You are viewing a plain text version of this content. The canonical link for it is here.
Posted to users@spamassassin.apache.org by Jason Frisvold <xe...@gmail.com> on 2006/11/27 23:01:40 UTC
Bayes - Optimizing the database
Greetings,
After struggling a bit with Bayes in general and trying to figure out
a way to make things run a bit faster, I've done some serious digging
and I want to clarify a few things before I make a mess of my Bayes
DB...
I have everything currently set up to use a MySQL database. The
bayes_token table is about 3GB in size and tends to be the slowest
link in the system. (AWL isn't too far behind, but I think I have a
viable strategy for dealing with that monster)
First, some quick assumptions. Please correct me if I'm wrong.
All of the bayes_ tables are directly related via the id field.
bayes_token contains the actual tokens for bayesian processing and
bayes_seen contains the message ids of messages bayes has already
processed for tokens, presumably to reduce cpu usage? I *think*
bayes_vars merely contains the magic data used by bayes, and I have no
idea what bayes_expire is for. Am I correct thus far?

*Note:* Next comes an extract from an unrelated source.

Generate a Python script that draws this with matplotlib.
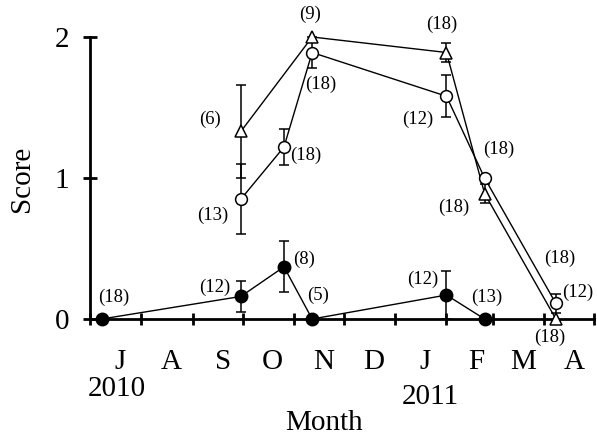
import matplotlib
matplotlib.use('Agg')
import matplotlib.pyplot as plt
import matplotlib.dates as mdates
import numpy as np
import pandas as pd

plt.rcParams['font.family'] = ['Liberation Serif', 'DejaVu Serif']

# ---------------- data ----------------
filled_dates = pd.to_datetime(['2010-07-08', '2010-09-30', '2010-10-26', '2010-11-12', '2011-02-01', '2011-02-24'])
filled_vals = np.array([0.0, 0.16, 0.37, 0.0, 0.17, 0.0])
filled_err = np.array([0.0, 0.11, 0.18, 0.0, 0.17, 0.0])
filled_n = ['(18)', '(12)', '(8)', '(5)', '(12)', '(13)']

open_dates = pd.to_datetime(['2010-09-30', '2010-10-26', '2010-11-12', '2011-02-01', '2011-02-24', '2011-04-08'])
open_vals = np.array([0.85, 1.22, 1.89, 1.58, 1.00, 0.11])
open_err = np.array([0.25, 0.125, 0.11, 0.15, 0.0, 0.07])
open_n = ['(13)', '(18)', '(18)', '(12)', '(18)', '(12)']

tri_dates = pd.to_datetime(['2010-09-30', '2010-11-12', '2011-02-01', '2011-02-24', '2011-04-08'])
tri_vals = np.array([1.33, 2.0, 1.89, 0.89, 0.0])
tri_err = np.array([0.33, 0.0, 0.07, 0.07, 0.0])
tri_n = ['(6)', '(9)', '(18)', '(18)', '(18)']

extra_label_date = pd.to_datetime(['2011-04-08'])
extra_label_val = [0.0]
extra_label_n = ['(18)']

month_labels = ['J', 'A', 'S', 'O', 'N', 'D', 'J', 'F', 'M', 'A']
years = ['2010', '2011']
year_dates = pd.to_datetime(['2010-07-17', '2011-01-22'])
yticks = [0, 1, 2]

# label offsets (pixels, x right, y up)
filled_off = [(12, 22), (-26, 9), (20, 7), (6, 24), (-24, 16), (2, 22)]
open_off = [(-28, -16), (22, -8), (9, -32), (-29, -23), (14, 29), (22, 11)]
tri_off = [(-31, 12), (-2, 23), (-5, 28), (-31, -14), (-6, -18)]
extra_off = [(4, 61)]
year_off = [(0, -70), (0, -78)]

# ---------------- figure ----------------
fig = plt.figure(figsize=(5.97, 4.36), dpi=100)
ax = fig.add_axes([90 / 597, 1 - 319 / 436, (594 - 90) / 597, (319 - 37) / 436])

ekw = dict(fmt='none', ecolor='black', elinewidth=1.1, capsize=3.6, capthick=1.1, zorder=2, clip_on=False)
for d, v, e in [(filled_dates, filled_vals, filled_err),
                (open_dates, open_vals, open_err),
                (tri_dates, tri_vals, tri_err)]:
    m = e > 0
    ax.errorbar(d[m], v[m], yerr=e[m], **ekw)

ax.plot(filled_dates, filled_vals, '-', color='black', lw=1.0, zorder=3, clip_on=False)
ax.plot(open_dates, open_vals, '-', color='black', lw=1.0, zorder=3, clip_on=False)
ax.plot(tri_dates, tri_vals, '-', color='black', lw=1.0, zorder=3, clip_on=False)

ax.plot(filled_dates, filled_vals, 'o', ms=9, mfc='black', mec='black', lw=0, zorder=5, clip_on=False)
ax.plot(open_dates, open_vals, 'o', ms=8.5, mfc='white', mec='black', mew=1.1, lw=0, zorder=5, clip_on=False)
ax.plot(tri_dates, tri_vals, '^', ms=8.7, mfc='white', mec='black', mew=1.1, lw=0, zorder=6, clip_on=False)

def label(dates, vals, texts, offs):
    for d, v, t, o in zip(dates, vals, texts, offs):
        ax.annotate(t, xy=(d, v), xytext=o, textcoords='offset pixels',
                    ha='center', va='center', fontsize=13.5, annotation_clip=False)

label(filled_dates, filled_vals, filled_n, filled_off)
label(open_dates, open_vals, open_n, open_off)
label(tri_dates, tri_vals, tri_n, tri_off)
label(extra_label_date, extra_label_val, extra_label_n, extra_off)

for d, t, o in zip(year_dates, years, year_off):
    ax.annotate(t, xy=(d, 0), xytext=o, textcoords='offset pixels',
                ha='center', va='center', fontsize=21, annotation_clip=False)

# axes
month_starts = pd.date_range('2010-07-01', '2011-05-01', freq='MS')
label_pos = month_starts[:-1] + pd.Timedelta(days=18)
ax.set_xlim(month_starts[0], month_starts[-1])
ax.set_ylim(0, 2)
ax.set_xticks(month_starts)
ax.set_xticklabels([])
ax.set_xticks(label_pos, minor=True)
ax.set_xticklabels(month_labels, minor=True)
ax.set_yticks(yticks)
ax.set_yticklabels([str(v) for v in yticks])

for s in ['top', 'right']:
    ax.spines[s].set_visible(False)
for s in ['left', 'bottom']:
    ax.spines[s].set_linewidth(2.0)

ax.tick_params(axis='x', which='major', direction='inout', length=9, width=2.0)
ax.tick_params(axis='x', which='minor', length=0, labelsize=21, pad=21.5)
ax.tick_params(axis='y', which='major', direction='inout', length=9.5, width=2.0, labelsize=21, pad=10)

fig.text(324.5 / 597, 1 - 430 / 436, 'Month', ha='center', va='baseline', fontsize=21)
fig.text(22 / 597, 1 - 179 / 436, 'Score', ha='center', va='center', rotation=90, fontsize=21)

fig.savefig('out.png', dpi=100)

Now, given that, I can directly map my users to an entry in bayes_vars
and identify their "id". With that, I can purge non-existant users
from the system. Simple enough.
Now, for other users, can I trust the last_expire field in bayes_vars
and formulate something to force-expire at periodic intervals based on
that value? I realize that spamc/spamd already expire when necessary,
but I think I'd rather run this on a nightly basis during off-peak
hours, and serialize it so that only a single user is being expired at
a time. Is that a reasonable move to reduce overall cpu usage on the
system?
Thanks!
--
Jason 'XenoPhage' Frisvold
XenoPhage0@gmail.com